Social and industrial battles on agenda

The negotiations for a new government are just starting. The most likely possibility, at the moment, is a grand coalition between the SPÖ and ÖVP. But the ÖVP will ask for an extremely high price for this. It cannot totally be ruled out that there might be an ÖVP-FPÖ-BZÖ coalition government. It is also possible that no government is formed and there will be soon new elections. Whatever government is formed it is clear that government attacks on the living standard of the working class, on health and education, and on immigrants, will continue. It will be quickly clear that the “fairness” the SPÖ promoted during the campaign will not bring relevant benefits for the working class.

Vienna ÖGB conference supports SLP proposals

An important factor in future developments will be the role the ÖGB, the trade union federation, plays. After a major ÖGB financial and political crisis, earlier this year [see previous article on], efforts to change the ÖGB are half-hearted, at best. But the mood amongst the trade union ranks is changing. Just days after the election, a 65% majority at the ÖGB’s Vienna regional conference voted to support a resolution moved by a SLP shop steward, and general election candidate, that called for democratic union decision-making, the annual election of all union officials, for all officials to receive the average wage of the workers they represent, and for a “fighting policy not social partnership; The trade unions must be orientated to their members’ interests and not those of big business”.
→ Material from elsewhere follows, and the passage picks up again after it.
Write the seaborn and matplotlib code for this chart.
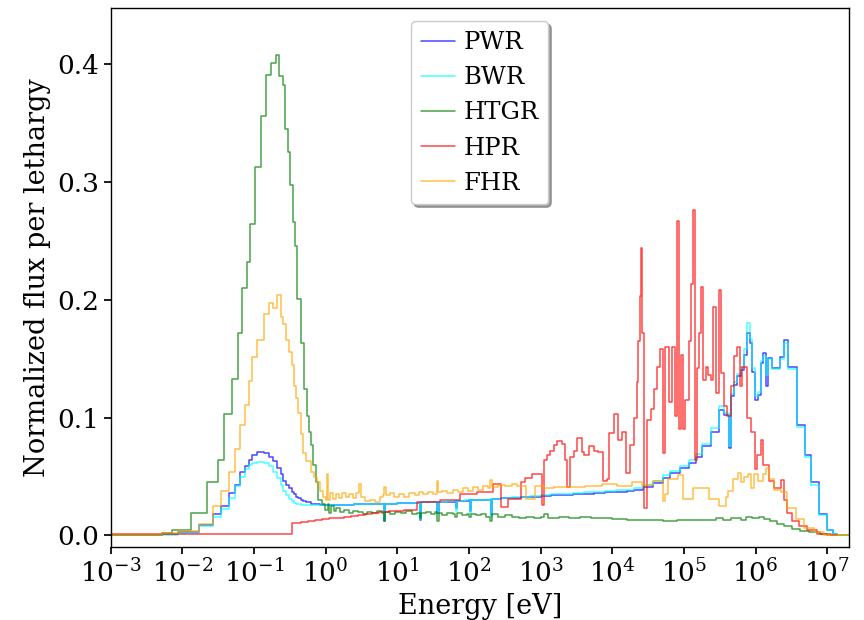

The ÖGB leaders’ demands on a new government are very general and no steps are proposed to fight for them. The leaders’ demands in wage negotiations, that just started, are extremely soft, only demanding “an increase” in wages, without even saying that inflation has to be covered. There is anger amongst the union rank-and-file over this. At Austrian Airlines, which is traditionally a competitive workforce, there are currently workplace meetings taking place to discuss and decide about strike measures against the attempts to cut 350 jobs.

The attacks of the incoming government on workers, the unemployed and on young people, will provoke reaction. The trade union bureaucracy has partly lost its authority and, therefore, its grip on the union membership. This increases the possibility for struggles of the working class, struggles that will help prepare the ground for a new workers’ party, with mass support, to contest the next general elections.